The complexity of the disadvantages confronting prisoners pre- and post-release means that individual offenders' issues cannot be addressed with a single generic program or intervention. Correctional systems that aim to provide throughcare ensure interventions match prisoners' unique situations through careful assessment of client needs early in the custodial term. Relevant authorities have developed a range of programs and interventions that can then be drawn upon as needed by individual clients, with the types of services delivered dictated by an often-reviewed case plan. In instances where in-house programs do not cater to needs, correctional authorities can tap into collaborations with external service providers to facilitate access to necessary supports. These collaborations also allow the establishment of post-release connections to the community for ex-prisoners.
Researchers and practitioners have implemented innovative programs that variously address post-release unemployment, post-release accommodation, alcohol and other drug misuse, and the psychological and social effects of prison, such as institutionalisation. Whilst the methods employed vary (eg counselling, developing literacy, facilitating access to social housing), these programs share common features, such as an acknowledgment that the focus of the intervention is probably only part of a wider network of challenges; or recognising the need to establish strong formalised partnerships between all agencies involved in addressing those challenges. Because of the highly intertwined and complex challenges confronted by special needs prisoners, special ways of delivering tailored services for these prisoner subgroups are also being developed.
Post-release and throughcare initiatives are at various stages of implementation in Australian and international jurisdictions. A key feature of new correctional approaches and the principles of effective correctional programming is the careful evaluation of the way in which programs are implemented. Process evaluation ensures consistency in implementation and allows program delivery to be refined. This is providing a body of knowledge regarding the obstacles to, and facilitators of, good practice. Features identified that make for smoother implementation include:
- the allocation of a lead agency to collaborative service partnerships
- active support for these collaborations - for this 'joined-up' working - at all levels of an organisation
- adequate resources and training for all staff, and
- new ways of ensuring offenders are aware of their rights and obligations, such as post-release contracts between offender and case manager.

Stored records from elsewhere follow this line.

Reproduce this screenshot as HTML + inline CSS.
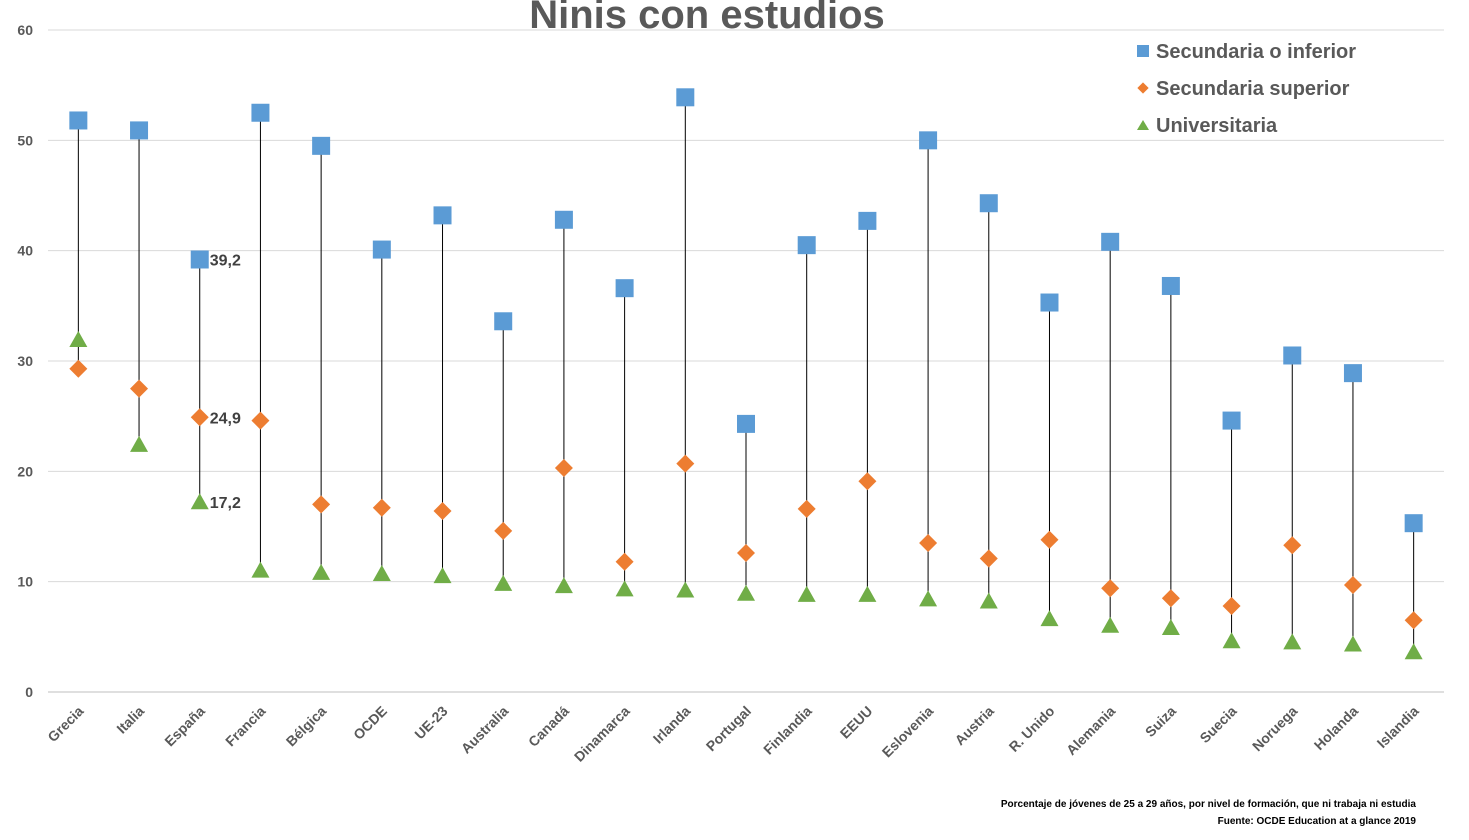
<!DOCTYPE html>
<html><head><meta charset="utf-8"><style>
body{margin:0;background:#fff;font-family:"Liberation Sans",sans-serif;}
svg text{font-family:"Liberation Sans",sans-serif;}
</style></head><body>
<svg id="chart" width="1469" height="835" xmlns="http://www.w3.org/2000/svg">
<text x="707" y="28" text-anchor="middle" font-size="40" font-weight="bold" fill="#595959">Ninis con estudios</text>
<g id="grid"></g><g id="lines"></g><g id="marks"></g><g id="labels"></g>
<g>
<rect x="1137" y="45" width="12" height="12" fill="#5b9bd5"/>
<text x="1156" y="58" font-size="20" font-weight="bold" fill="#595959">Secundaria o inferior</text>
<rect x="1139" y="84" width="8" height="8" fill="#ed7d31" transform="rotate(45 1143 88)"/>
<text x="1156" y="95" font-size="20" font-weight="bold" fill="#595959">Secundaria superior</text>
<polygon points="1143,120 1149,130 1137,130" fill="#70ad47"/>
<text x="1156" y="132" font-size="20" font-weight="bold" fill="#595959">Universitaria</text>
</g>
<text x="1416" y="807" text-anchor="end" font-size="10" font-weight="bold" fill="#000">Porcentaje de jóvenes de 25 a 29 años, por nivel de formación, que ni trabaja ni estudia</text>
<text x="1416" y="824" text-anchor="end" font-size="10" font-weight="bold" fill="#000">Fuente: OCDE Education at a glance 2019</text>
</svg>
<script>
const categories=["Grecia","Italia","España","Francia","Bélgica","OCDE","UE-23","Australia","Canadá","Dinamarca","Irlanda","Portugal","Finlandia","EEUU","Eslovenia","Austria","R. Unido","Alemania","Suiza","Suecia","Noruega","Holanda","Islandia"];
const secInferior=[51.8,50.9,39.2,52.5,49.5,40.1,43.2,33.6,42.8,36.6,53.9,24.3,40.5,42.7,50,44.3,35.3,40.8,36.8,24.6,30.5,28.9,15.3];
const secSuperior=[29.3,27.5,24.9,24.6,17.0,16.7,16.4,14.6,20.3,11.8,20.7,12.6,16.6,19.1,13.5,12.1,13.8,9.4,8.5,7.8,13.3,9.7,6.5];
const universitaria=[31.9,22.4,17.2,11.0,10.8,10.7,10.5,9.8,9.6,9.3,9.2,8.9,8.8,8.8,8.4,8.2,6.6,6.0,5.8,4.6,4.5,4.3,3.6];
const yTicks=[0,10,20,30,40,50,60];
const NS="http://www.w3.org/2000/svg";
const x0=48,x1=1444,yBase=692,yTop=30;
const xs=i=>x0+(x1-x0)/categories.length*(i+0.5);
const ys=v=>yBase-(yBase-yTop)*v/60;
function mk(tag,attrs,parent){const e=document.createElementNS(NS,tag);for(const k in attrs)e.setAttribute(k,attrs[k]);document.getElementById(parent).appendChild(e);return e;}
yTicks.forEach(t=>{
 const l=mk('line',{x1:x0,x2:x1,y1:ys(t),y2:ys(t),stroke:t===0?'#bfbfbf':'#d9d9d9','stroke-width':1},'grid');
 
 
 const tx=mk('text',{x:33,y:ys(t)+5,'text-anchor':'end','font-size':14,'font-weight':'bold',fill:'#595959'},'grid');
 tx.textContent=t;
 
 
});
categories.forEach((c,i)=>{
 const x=xs(i);
 const hi=Math.max(secInferior[i],secSuperior[i],universitaria[i]);
 const lo=Math.min(secInferior[i],secSuperior[i],universitaria[i]);
 const ln=mk('line',{x1:x,x2:x,y1:ys(hi),y2:ys(lo),stroke:'#000','stroke-width':1},'lines');
 
 
 const sq=mk('rect',{x:x-9,y:ys(secInferior[i])-9,width:18,height:18,fill:'#5b9bd5'},'marks');
 
 
 const yd=ys(secSuperior[i]);
 const dm=mk('polygon',{points:`${x},${yd-9} ${x+9},${yd} ${x},${yd+9} ${x-9},${yd}`,fill:'#ed7d31'},'marks');
 
 
 const yt=ys(universitaria[i]);
 const tr=mk('polygon',{points:`${x},${yt-9} ${x+9},${yt+7} ${x-9},${yt+7}`,fill:'#70ad47'},'marks');
 
 
 const lb=mk('text',{x:0,y:0,'text-anchor':'end','font-size':14,'font-weight':'bold',fill:'#595959',transform:`translate(${x+6},${712}) rotate(-45)`},'labels');
 lb.textContent=c;
 
 
 if(c==="España"){
  [[secInferior[i]],[secSuperior[i]],[universitaria[i]]].forEach(([v])=>{
   const t=mk('text',{x:x+10,y:ys(v)+6,'font-size':16,'font-weight':'bold',fill:'#404040'},'labels');
   t.textContent=v.toFixed(1).replace('.',',');
   
   
  });
 }
});
</script>
</body></html>
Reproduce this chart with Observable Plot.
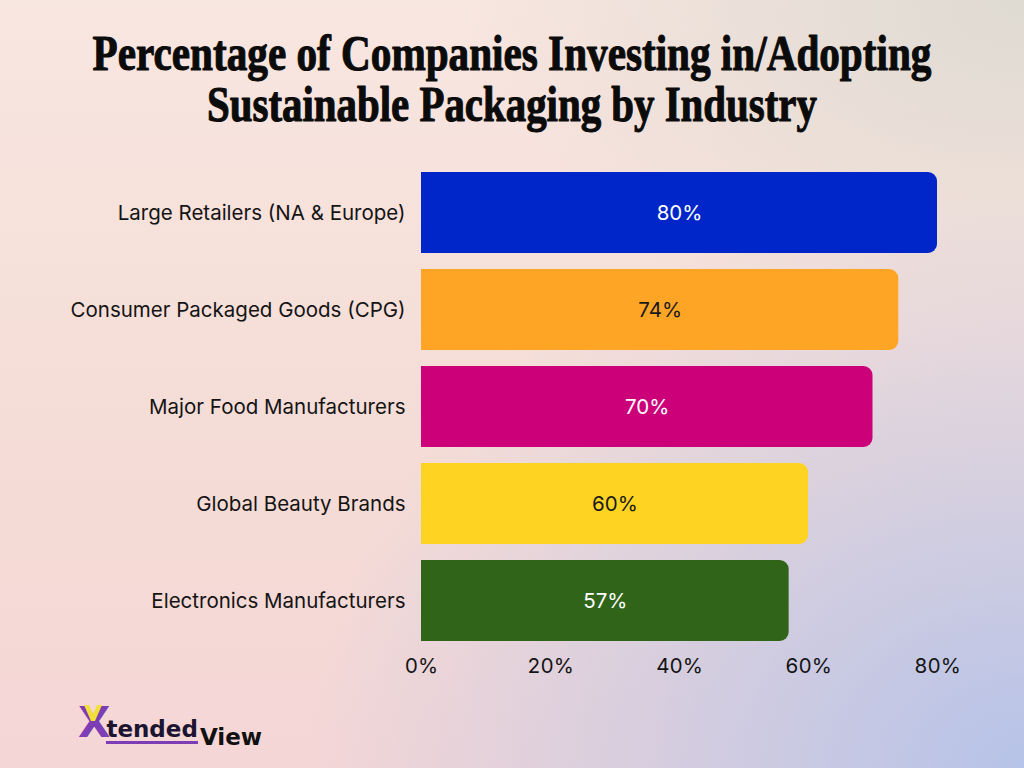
<!DOCTYPE html>
<html>
<head>
<meta charset="utf-8">
<script src="https://cdn.jsdelivr.net/npm/d3@7"></script>
<script src="https://cdn.jsdelivr.net/npm/@observablehq/plot@0.6"></script>
<style>
  html, body { margin: 0; padding: 0; }
  #page {
    position: relative; width: 1024px; height: 768px; overflow: hidden;
    background:
      radial-gradient(ellipse 70% 75% at 100% 100%, rgba(182,195,232,1) 0%, rgba(182,195,232,0.55) 45%, rgba(182,195,232,0) 100%),
      radial-gradient(ellipse 55% 45% at 100% 0%, rgba(222,218,210,1) 0%, rgba(222,218,210,0) 100%),
      linear-gradient(180deg, #f8e6e0 0%, #f5dcd6 60%, #f4d6d6 100%);
  }
  #title { position: absolute; left: 0; top: 0; overflow: visible; }
  #title text { font-family: "Liberation Serif", serif; font-weight: 700; font-size: 51px; fill: #0b0b0b; stroke: #0b0b0b; stroke-width: 1.1px; stroke-linejoin: round; }
  #chart { position: absolute; left: 0; top: 148px; }
  #logo { position: absolute; left: 78px; top: 702px; font-family: "DejaVu Sans", sans-serif; white-space: nowrap; }
  #logo .mark { position: relative; display: inline-block; }
  #logo .x { font-size: 42px; font-weight: 700; color: #7d3db5; line-height: 1; display: inline-block; }
  #logo svg.v { position: absolute; left: 6px; top: 3px; }
  #logo .tended { font-size: 23px; font-weight: 700; color: #1c1430; display: inline-block; border-bottom: 3px solid #7d3db5; line-height: 1.05; margin-left: -4px; }
  #logo .view { font-size: 23px; font-weight: 700; color: #111; display: inline-block; position: relative; top: 8px; margin-left: 2px; }
</style>
</head>
<body>
<div id="page">
  <svg id="title" width="1024" height="150"></svg>
  <div id="chart"></div>
  <div id="logo"><span class="mark"><span class="x">X</span><svg class="v" width="18" height="16" viewBox="0 0 18 16"><path d="M0 0 H5 L9 9 L13 0 H18 L11 16 H7 Z" fill="#f2e03a"/></svg></span><span class="tended">tended</span><span class="view">View</span></div>
</div>
<script>
// Share of companies investing in / adopting sustainable packaging, by industry
const industries = [
  "Large Retailers (NA & Europe)",
  "Consumer Packaged Goods (CPG)",
  "Major Food Manufacturers",
  "Global Beauty Brands",
  "Electronics Manufacturers"
];
const shares = [80, 74, 70, 60, 57];
const barColors = ["#0026c9", "#ffa526", "#cc0079", "#ffd322", "#2f6419"];
const labelColors = ["#ffffff", "#1a1a1a", "#ffffff", "#1a1a1a", "#ffffff"];
const xTicks = [0, 20, 40, 60, 80];
const titleLines = [
  "Percentage of Companies Investing in/Adopting",
  "Sustainable Packaging by Industry"
];

// Title: two centred lines, squeezed horizontally to a condensed look
const titleSvg = d3.select("#title");
const titleWidths = [839, 610];
const titleBaselines = [70, 121];
titleLines.forEach((line, i) => {
  const g = titleSvg.append("g");
  const t = g.append("text")
    .attr("x", 0)
    .attr("y", 0)
    .attr("text-anchor", "middle")
    .text(line);
  const natural = t.node().getComputedTextLength();
  const k = titleWidths[i] / natural;
  g.attr("transform", `translate(512,${titleBaselines[i]}) scale(${k},1)`);
});

const data = industries.map((industry, i) => ({
  industry,
  share: shares[i],
  fill: barColors[i],
  ink: labelColors[i]
}));

const chart = Plot.plot({
  width: 1024,
  height: 535,
  marginLeft: 421,
  marginRight: 87,
  marginTop: 22,
  marginBottom: 40,
  style: { background: "transparent", fontFamily: "Inter, sans-serif", fontSize: "20.5px", color: "#141414" },
  color: { type: "identity" },
  x: { domain: [0, 80], ticks: xTicks, tickFormat: d => d + "%", label: null, tickSize: 0, tickPadding: 15 },
  y: { domain: industries, paddingInner: 0.17, paddingOuter: 0, label: null, tickSize: 0, tickPadding: 16 },
  marks: [
    // rounded bar, then a square-cornered half to keep the left edge flat
    Plot.barX(data, { y: "industry", x: "share", fill: "fill", rx: 9 }),
    Plot.barX(data, { y: "industry", x1: 0, x2: d => d.share / 2, fill: "fill" }),
    Plot.text(data, { y: "industry", x: d => d.share / 2, text: d => d.share + "%", fill: "ink", fontSize: 20.5 })
  ]
});
document.getElementById("chart").appendChild(chart);
</script>
</body>
</html>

Knowledge about good practice implementation must be complemented by knowledge about the most effective techniques for promoting reintegration. Outcome evaluations allow an assessment of how successfully programs achieve what they aim to achieve: whether or not they effect changes in clients. Process evaluation allows for program delivery to be monitored and refined. Evaluation and research provides evidence for funding bodies and the general public supporting the value of interventions, as well as highlighting ineffective programs. This information also adds to the knowledge base about what works in correctional practice. Unfortunately, research and evaluation of Australian correctional programming is scarce. Whilst knowledge gained overseas can be extrapolated to the Australian situation, there are unique features of our cultural mix, our history, our geography and our multi-jurisdictional justice and welfare systems that make local research essential.